Ici, le lapin a été troqué contre d'autres termes fourre-tout. Ils se répètent à l'envi, à gauche comme à droite de l'échiquier politique, et ils sont en gras, s'il vous plaît, histoire que l'électeur potentiel ne les loupe surtout pas : « sécurité », « mobilité », « emploi », « propreté »...

J'avais déjà écrit quelque part dans ce journal que si un discours était partagé par tous, il ne valait pas tripette et que par conséquent l'exprimer ne servait à rien. Écrire que l'on veut plus de sécurité, une meilleure mobilité, des emplois pour tous et une ville plus propre équivaut à ne rien dire du tout. — Qui est contre de tels principes bateau ?

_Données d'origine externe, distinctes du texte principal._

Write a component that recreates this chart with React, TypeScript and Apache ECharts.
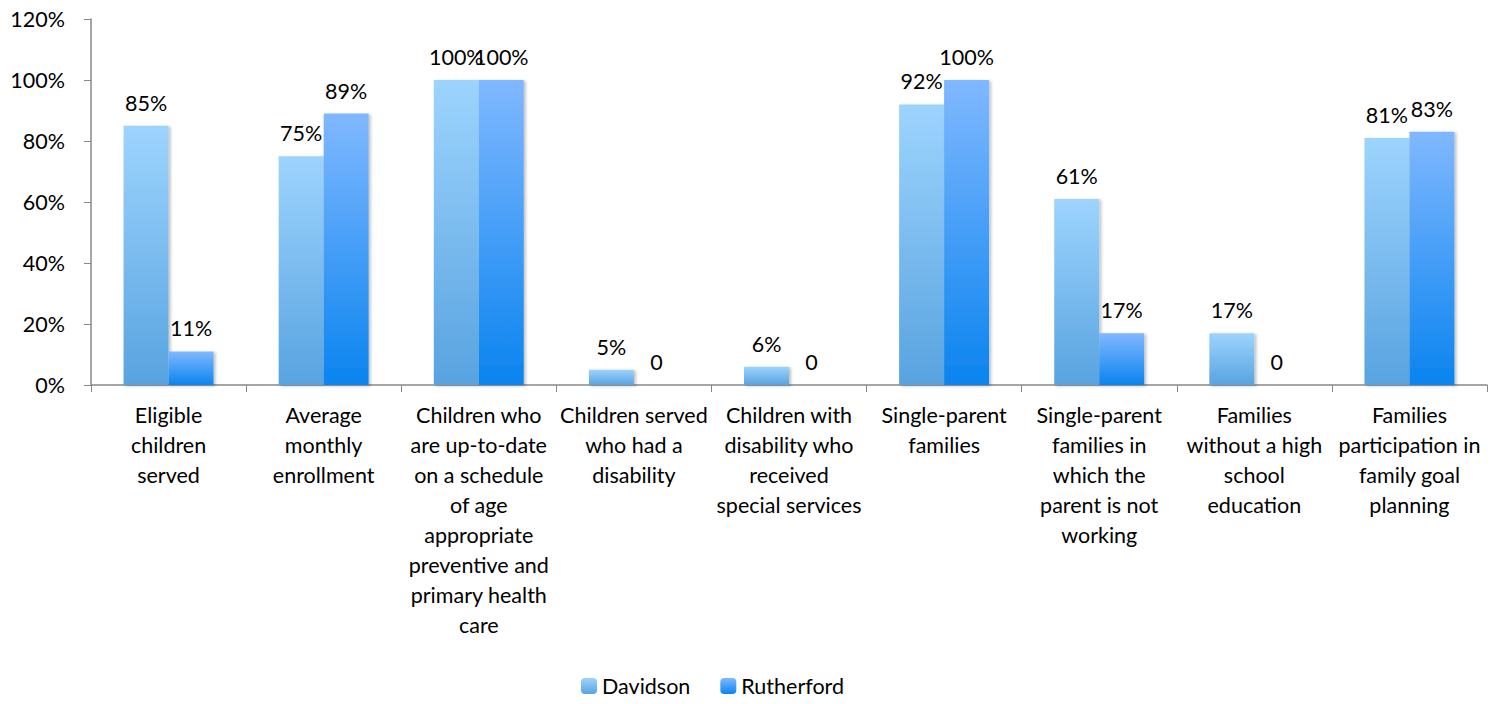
import React, { useEffect, useRef } from "react";
import * as echarts from "echarts";

const categories = [
  "Eligible\nchildren\nserved",
  "Average\nmonthly\nenrollment",
  "Children who\nare up-to-date\non a schedule\nof age\nappropriate\npreventive and\nprimary health\ncare",
  "Children served\nwho had a\ndisability",
  "Children with\ndisability who\nreceived\nspecial services",
  "Single-parent\nfamilies",
  "Single-parent\nfamilies in\nwhich the\nparent is not\nworking",
  "Families\nwithout a high\nschool\neducation",
  "Families\nparticipation in\nfamily goal\nplanning",
];
const davidson = [85, 75, 100, 5, 6, 92, 61, 17, 81];
const rutherford = [11, 89, 100, 0, 0, 100, 17, 0, 83];
const yTicks = [0, 20, 40, 60, 80, 100, 120];

const FONT = "Lato, 'Open Sans', sans-serif";
const FS = 21.5;

const grad = (top: string, bottom: string) =>
  new echarts.graphic.LinearGradient(0, 0, 0, 1, [
    { offset: 0, color: top },
    { offset: 1, color: bottom },
  ]);

export default function App() {
  const ref = useRef<HTMLDivElement>(null);
  useEffect(() => {
    document.body.style.margin = "0";
    if (!ref.current) return;
    const chart = echarts.init(ref.current, undefined, { renderer: "svg" });
    const labelCfg = {
      show: true,
      position: "top" as const,
      distance: 12,
      color: "#000",
      fontSize: FS,
      fontFamily: FONT,
      formatter: (p: any) => (p.value === 0 ? "0" : p.value + "%"),
    };
    const shadow = {
      shadowColor: "rgba(0,0,0,0.25)",
      shadowBlur: 3,
      shadowOffsetX: 2,
      shadowOffsetY: 1,
    };
    chart.setOption({
      animation: false,
      grid: { left: 91, right: 15, top: 19, bottom: 319, containLabel: false },
      legend: {
        bottom: 2,
        left: 576,
        itemWidth: 16,
        itemHeight: 16,
        itemGap: 30,
        textStyle: { fontSize: FS, fontFamily: FONT, color: "#000" },
        data: ["Davidson", "Rutherford"],
      },
      xAxis: {
        type: "category",
        data: categories,
        axisLine: { lineStyle: { color: "#888", width: 1.5 } },
        axisTick: { show: true, length: 7, lineStyle: { color: "#888" } },
        axisLabel: {
          interval: 0,
          color: "#000",
          fontSize: FS,
          fontFamily: FONT,
          lineHeight: 30,
          margin: 15,
        },
      },
      yAxis: {
        type: "value",
        min: 0,
        max: 120,
        interval: 20,
        splitLine: { show: false },
        axisLine: { show: true, lineStyle: { color: "#888", width: 1.5 } },
        axisTick: { show: true, length: 7, lineStyle: { color: "#888" } },
        axisLabel: {
          color: "#000",
          fontSize: FS,
          fontFamily: FONT,
          margin: 26,
          formatter: (v: number) => (yTicks.includes(v) ? v + "%" : ""),
        },
      },
      series: [
        {
          name: "Davidson",
          type: "bar",
          data: davidson,
          barGap: "0%",
          barCategoryGap: "42%",
          itemStyle: { color: grad("#9DD4FE", "#58A3E0"), ...shadow },
          label: labelCfg,
        },
        {
          name: "Rutherford",
          type: "bar",
          data: rutherford,
          itemStyle: { color: grad("#80B8FF", "#0A84EF"), ...shadow },
          label: labelCfg,
        },
      ],
    });
    return () => chart.dispose();
  }, []);
  return <div ref={ref} style={{ width: 1502, height: 704 }} />;
}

Je serais sans doute un peu moins défaitiste si je pouvais lire sur ces documents encombrant ma boîte aux lettres (du moins ceux émanant des partis de gauche, car c'est à l'un d'eux que je donnerai ma voix), que la sécurité n'est pas le problème central actuellement en Belgique et qu'il faut garder son sang-froid quant aux annonces catastrophiques de certains médias sur ce « Bruxelles coupe-gorge » fantasmé (voir à ce sujet l'étude de Christophe Mincke, Insécurité et sentiment d’insécurité à Bruxelles, 2010)... Ou si je pouvais y lire, tant qu'on y est, qu'en matière de mobilité, la viabilité d'une métropole moderne est à moyen terme d'y limiter fortement voire d'y interdire purement et simplement toute circulation automobile individuelle et d'y développer le réseau de transport public en conséquence. Ou encore qu'en matière d'emploi, dans notre monde, il n'y a actuellement strictement aucun moyen de résorber le chômage à grande échelle, à moins de mettre en place une tout autre forme de gestion du travail ou bien d'attendre une situation de « miracle économique » équivalente aux Trente Glorieuses (mais l'attente sera alors sans doute longue et douloureuse).